Try fruit salad sage, a frost-sensitive salvia with richly scented leaves and stunning red flowers through winter and spring. Use it to flavour fruit salads or add young tender leaves to your sandwiches. Or try pineapple sage, a tall, wide sage bush with fragrant pineapple-scented leaves. It tolerates only light frost. It flowers through most of summer and into winter. Birds and insects love it (the birds also help clear the aphids and mites off our roses near the sage bushes).
Grow pineapple sage near climbing roses, under fruit trees and between fruit bushes to repel pests and attract predators. Use it to flavour cold drinks and fruit salads or use young tender leaves in sandwiches and wraps. Don’t cook with it, though; it turns bitter.
Geranium/pelargonium
Most so-called scented-leafed geraniums are of the allied genus, pelargonium. Both scented-leafed geraniums and pelargoniums will help repel pests, but only as far as the scent persists. I’ve trailed ivy-leafed scented pelargoniums under our citrus. They repel stink bugs from the lower half of the tree, but not the top — and stink bugs prefer the top with its new shoots, anyway. But an understorey can be extremely useful to help protect young trees.

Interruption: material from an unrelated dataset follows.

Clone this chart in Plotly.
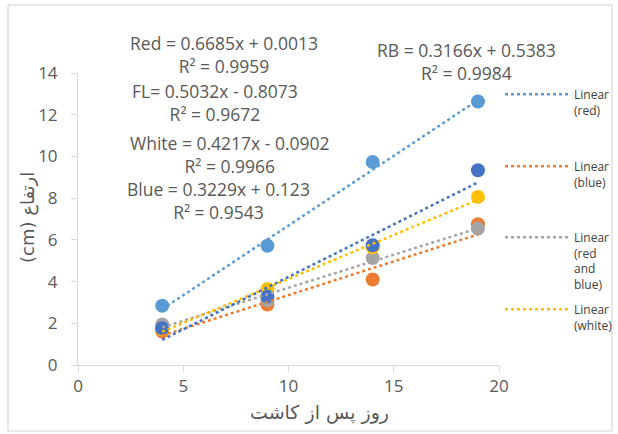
import plotly.graph_objects as go

# ---- data ----
days = [4, 9, 14, 19]
series_names = ["red", "blue", "red and blue", "white", "FL"]
red_vals = [2.84, 5.72, 9.73, 12.63]
blue_vals = [1.60, 2.90, 4.10, 6.75]
rb_vals = [1.94, 3.10, 5.13, 6.54]
white_vals = [1.70, 3.64, 5.64, 8.06]
fl_vals = [1.76, 3.28, 5.74, 9.34]

eq_labels = ["Red = ", "Blue = ", "RB = ", "White = ", "FL= "]
slopes = [0.6685, 0.3229, 0.3166, 0.4217, 0.5032]
intercepts = [0.0013, 0.123, 0.5383, -0.0902, -0.8073]
r2_vals = [0.9959, 0.9543, 0.9984, 0.9966, 0.9672]

x_ticks = [0, 5, 10, 15, 20]
y_ticks = [0, 2, 4, 6, 8, 10, 12, 14]

# ---- style ----
W, H = 618, 434
L, R, T, B = 78, 119, 73, 69
colors = ["#5B9BD5", "#ED7D31", "#A5A5A5", "#FFC000", "#4472C4"]
text_col = "#595959"
font_lat = "Open Sans"

def px2paper(px, py):
    return (px - L) / (W - L - R), (H - B - py) / (H - T - B)

values = [red_vals, blue_vals, rb_vals, white_vals, fl_vals]

fig = go.Figure()

# markers
for name, vals, c in zip(series_names, values, colors):
    fig.add_trace(go.Scatter(x=days, y=vals, mode="markers", name=name,
                             marker=dict(size=14, color=c), showlegend=False))

# trendlines (drawn on top)
legend_ids = ["legend", "legend2", "legend3", "legend4", None]
for name, m, b, c, lg in zip(series_names, slopes, intercepts, colors, legend_ids):
    xs = [days[0], days[-1]]
    ys = [m * x + b for x in xs]
    label = "Linear<br>(" + name.replace(" and ", "<br>and<br>") + ")"
    tr = dict(x=xs, y=ys, mode="lines", name=label,
              line=dict(color=c, width=2.5, dash="dot"))
    if lg is None:
        tr["showlegend"] = False
    else:
        tr["legend"] = lg
    fig.add_trace(go.Scatter(**tr))

# equation annotations
ann_pos = [(224, 54.5), (218, 200.5), (466, 61), (230, 154), (215, 103)]
annotations = []
for lab, m, b, r2, (px, py) in zip(eq_labels, slopes, intercepts, r2_vals, ann_pos):
    sign = "+" if b >= 0 else "-"
    bs = ("%g" % abs(b))
    txt = f"{lab}{m:.4f}x {sign} {bs}<br>R² = {r2:.4f}"
    ax, ay = px2paper(px, py)
    annotations.append(dict(x=ax, y=ay, xref="paper", yref="paper", text=txt,
                            showarrow=False, align="center", xanchor="center", yanchor="middle",
                            font=dict(family=font_lat, size=17.5, color=text_col)))

# axis titles
tx, ty = px2paper(319, 412)
annotations.append(dict(x=tx, y=ty, xref="paper", yref="paper", text="روز پس از کاشت",
                        showarrow=False, xanchor="center", yanchor="middle",
                        font=dict(family="DejaVu Sans", size=19, color=text_col)))
yx, yy = px2paper(28, 218)
annotations.append(dict(x=yx, y=yy, xref="paper", yref="paper", text="(cm) ارتفاع",
                        showarrow=False, xanchor="center", yanchor="middle", textangle=-90,
                        font=dict(family="DejaVu Sans", size=18, color=text_col)))

# legends
leg_tops = [80, 152, 223, 295]
legend_layout = {}
for lg, top in zip(legend_ids[:4], leg_tops):
    lx, ly = px2paper(500, top)
    legend_layout[lg] = dict(x=lx, y=ly, xanchor="left", yanchor="top",
                             bgcolor="rgba(0,0,0,0)", itemwidth=64, valign="top",
                             font=dict(family=font_lat, size=12, color="#404040"))

bx0, by0 = px2paper(8, 5)
bx1, by1 = px2paper(612, 431)

fig.update_layout(
    width=W, height=H,
    margin=dict(l=L, r=R, t=T, b=B, autoexpand=False),
    paper_bgcolor="white", plot_bgcolor="white",
    annotations=annotations,
    shapes=[dict(type="rect", xref="paper", yref="paper", x0=bx0, y0=by1, x1=bx1, y1=by0,
                 line=dict(color="#CFCFCF", width=1), layer="below")],
    xaxis=dict(range=[0, 20], tickvals=x_ticks, showgrid=False, zeroline=False,
               showline=True, linecolor="#D9D9D9", linewidth=1, automargin=False,
               ticks="outside", ticklen=6, tickcolor="#D9D9D9",
               tickfont=dict(family=font_lat, size=17, color=text_col)),
    yaxis=dict(range=[0, 14], tickvals=y_ticks, showgrid=False, zeroline=False,
               showline=True, linecolor="#D9D9D9", linewidth=1, automargin=False,
               ticks="outside", ticklen=6, tickcolor="#D9D9D9", ticklabelstandoff=10,
               tickfont=dict(family=font_lat, size=17, color=text_col)),
    **legend_layout,
)

fig.write_html("out.html", config={"displayModeBar": False},
               post_script="document.body.style.margin='0';")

I have found the most repellent pelargoniums to be the slightly sticky ivy-leafed spice-scented pelargonium and the soft downy-leafed peppermint pelargonium. The stronger the scent, the more effective they are, so sniff before you buy.
In fact, just keep sniffing. Whenever you find a strong plant scent that you adore, whether the perfume comes from the leaves or flowers, consider whether, or how, you can use it in the garden. You’ll be getting a “toofer”, or “two for one”: a stunning scent for yourself and all who pass through your garden, and a sneaky disguise for the plants you love.